Artigo 4.º – São sócios da C. R. G. P. os indivíduos do sexo masculino que por deliberação da Comissão Executiva forem inscritos nalgumas das seguintes classes:

I – Efectivos – os que concorrerem, pelo menos, com a quota anual de 10$00.

II – Benfeitores, com a cota de 200$00.

III – Aderentes, os que trabalham na Obra sem pagarem cotas.

Artigo 5.º – Os sócios da C. R. G. P., exceptuados os aderentes, reúnem em Assembleia Geral, em reunião ordinária, até ao dia 31 de Dezembro de cada ano, para discussão do relatório da Comissão Executiva e parecer do Conselho Fiscal, eleições a que haja de proceder-se e resoluções sôbre actos e contas de gerência e, extraordinariamente, quando fôr necessário para outro fim reconhecido pela Comissão Executiva ou pelo Conselho Fiscal, ou, ainda, por um quinto dos sócios.

§ 1.º – A convocação será feita por meio de anúncio publicado num jornal de Coimbra com a antecedência de cinco dias pelo menos.

§ 2.º – A Assembleia Geral funcionará sempre com maioria de sócios, a não ser em segunda convocatória, pois neste caso o fará com qualquer número, contando que os membros dos Corpos Gerentes não constituem maioria.

Artigo 6.º – A Gerência Administrativa da C. R. G. P. é constituída por uma Comissão Executiva composta de um Presidente, um Secretário, um Tesoureiro, dois Vogais e dois Substitutos, todos eleitos pela Assembleia Geral dos sócios.

§ 1.º – O mandato dos membros da Comissão Executiva é por 3 anos, podendo ser reeleitos.
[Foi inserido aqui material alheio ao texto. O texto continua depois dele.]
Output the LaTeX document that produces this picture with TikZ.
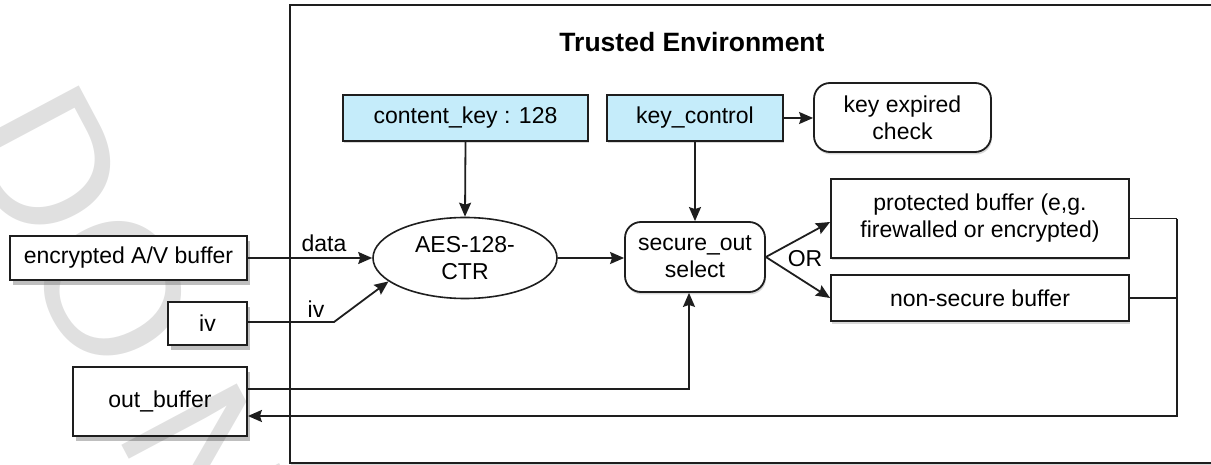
\documentclass[tikz,border=0pt]{standalone}
\usepackage{fontspec}
\setmainfont{Liberation Sans}
\usetikzlibrary{arrows.meta,shapes.geometric,shadows,calc}
\definecolor{keyblue}{RGB}{197,236,250}
\definecolor{linec}{RGB}{30,30,30}
\begin{document}
\begin{tikzpicture}[x=1pt,y=-1pt,
  txt/.style={font=\fontsize{23}{27}\selectfont, inner sep=0pt, align=center, text=black},
  conn/.style={line width=1.8pt, draw=linec},
  arr/.style={conn, -{Stealth[length=14pt,width=12pt,inset=2pt]}},
  box/.style={txt, draw=linec, line width=1.8pt, fill=white},
  shbox/.style={box, drop shadow={shadow xshift=2.5pt, shadow yshift=-5pt, opacity=0.5}},
  lshbox/.style={box, drop shadow={shadow xshift=1pt, shadow yshift=-2.5pt, opacity=0.3}},
  keybox/.style={lshbox, fill=keyblue},
  rbox/.style={lshbox, rounded corners=16pt},
]
\useasboundingbox (0,0) rectangle (1211,465);
\clip (0,0) rectangle (1211,465);
\fill[white] (0,0) rectangle (1211,465);
% trusted environment
\node[draw=linec, line width=1.8pt, minimum width=950pt, minimum height=458pt,
      drop shadow={shadow xshift=1pt, shadow yshift=-2.5pt, opacity=0.3}, fill=white,
      inner sep=0pt] (trusted) at (765,234) {};
\node[shbox, minimum width=174pt, minimum height=69pt] (outb) at (160,401.5) {out\_buffer};
% watermark
\node[anchor=base west, rotate=-62, inner sep=0pt, text=black, text opacity=0.12,
      font=\fontsize{190}{190}\selectfont] (wm) at (-44,133) {DO NOT};
\node[txt, font=\bfseries\fontsize{26.5}{30}\selectfont] (title) at (692,42) {Trusted Environment};
% left boxes
\node[shbox, minimum width=237pt, minimum height=44pt] (enc) at (128.5,258) {encrypted A/V buffer};
\node[shbox, minimum width=79pt, minimum height=43pt] (iv) at (207.5,323.5) {iv};
% key boxes
\node[keybox, minimum width=245pt, minimum height=46pt] (ck) at (465.5,118) {content\_key : 128};
\node[keybox, minimum width=176pt, minimum height=46pt] (kc) at (695,118) {key\_control};
\node[rbox, minimum width=177pt, minimum height=69pt] (kexp) at (902.5,117.5) {key expired\\check};
% processing
\node[txt, ellipse, draw=linec, line width=1.6pt, fill=white, minimum width=184pt, minimum height=81pt] (aes) at (465,258) {AES-128-\\CTR};
\node[rbox, minimum width=140pt, minimum height=70pt] (sel) at (695,257) {secure\_out\\select};
\node[lshbox, minimum width=298pt, minimum height=79pt] (prot) at (980,218.5) {protected buffer (e,g.\\firewalled or encrypted)};
\node[lshbox, minimum width=298pt, minimum height=46pt] (nons) at (980,298) {non-secure buffer};
% labels
\node[txt] (datalbl) at (324,243) {data};
\node[txt] (ivlbl) at (316,309) {iv};
\node[txt] (orlbl) at (805,259) {OR};
% connectors
\coordinate (ivbend) at (334,322);
\coordinate (rj) at (1177,219);
\coordinate (rb) at (1177,416);
\draw[arr] (enc.east) -- (aes.west);
\draw[arr] (iv.east |- ivbend) -- (ivbend) -- (aes.197);
\draw[arr] (ck.south) -- (aes.north);
\draw[arr] (aes.east) -- (aes.east -| sel.west);
\draw[arr] (kc.south) -- (sel.north);
\draw[arr] (kc.east) -- (kc.east -| kexp.west);
\draw[arr] (sel.east) -- ($(prot.west)+(0,3.5)$);
\draw[arr] (sel.east) -- (nons.west);
\draw[arr] ($(outb.east)+(0,-12.5)$) -| ($(sel.south)+(-6,0)$);
\draw[conn] (prot.east) -- (prot.east -| rj);
\draw[conn] (nons.east) -- (nons.east -| rj);
\draw[arr] (rj) -- (rb) -- (rb -| outb.east);
\end{tikzpicture}
\end{document}
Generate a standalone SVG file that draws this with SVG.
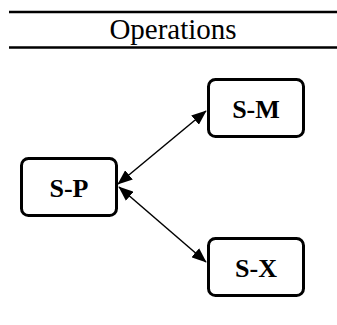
<svg xmlns="http://www.w3.org/2000/svg" width="337" height="325" viewBox="0 0 337 325">
<style>
.rule{stroke:#000;stroke-width:2.5}
.box{fill:#fff;stroke:#000;stroke-width:3}
.lbl{font-family:'Liberation Serif',serif;font-weight:bold;font-size:26px;text-anchor:middle;fill:#000}
.title{font-family:'Liberation Serif',serif;font-size:29px;text-anchor:middle;fill:#000}
.edge{stroke:#000;stroke-width:1.5;fill:none;marker-start:url(#ah);marker-end:url(#ah)}
</style>
<defs>
<marker id="ah" markerWidth="10" markerHeight="8" refX="9.5" refY="4" orient="auto-start-reverse" markerUnits="strokeWidth">
<path d="M0,0 L10,4 L0,8 z" fill="#000"/>
</marker>
</defs>
<g id="header">
<line class="rule" x1="9" y1="12" x2="337" y2="12"/>
<text class="title" x="173" y="38.5">Operations</text>
<line class="rule" x1="9" y1="47.5" x2="337" y2="47.5"/>
</g>
<g id="connectors">
<line class="edge" x1="118" y1="184" x2="206" y2="111"/>
<line class="edge" x1="119" y1="187" x2="206" y2="262"/>
</g>
<g id="S-P">
<rect class="box" x="21.5" y="158.5" width="95" height="57" rx="7"/>
<text class="lbl" x="69" y="196.5">S-P</text>
</g>
<g id="S-M">
<rect class="box" x="208.5" y="79.5" width="95" height="57" rx="7"/>
<text class="lbl" x="256" y="117.5">S-M</text>
</g>
<g id="S-X">
<rect class="box" x="208.5" y="238.5" width="95" height="57" rx="7"/>
<text class="lbl" x="256" y="276.5">S-X</text>
</g>
</svg>
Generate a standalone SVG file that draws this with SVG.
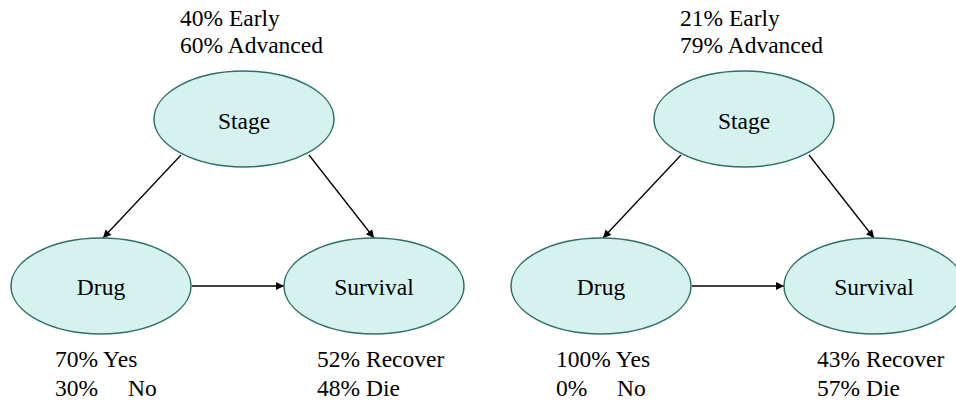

Artigo 7.º – A inspecção económica e a apreciação anual das contas, para sobre elas resolver a Assembleia Geral, será exercida por um Conselho Fiscal composto de 3 membros efectivos e 2 substitutos eleitos trienalmente por aquela Assembleia, os quais podem ser reeleitos.

DAS RECEITAS

Artigo 8.º – Constituem receita da C. R. G. P.:

a) – As cotas dos sócios.

b) – Os donativos particulares.

c) – Os subsídios de entidades oficiais, e

d) – Os legados e deixas testamentárias.

DISSOLUÇÃO

Artigo 9.º – No caso de dissolução da C.R.G.P., observar-se hão tôdas as disposições legais aplicáveis.».

Estes primeiros Estatutos, que Pai Américo não leu, concederam afinal personalidade jurídica à primeira Casa do Gaiato [Obra da Rua, Coimbra, 1942, p. 57].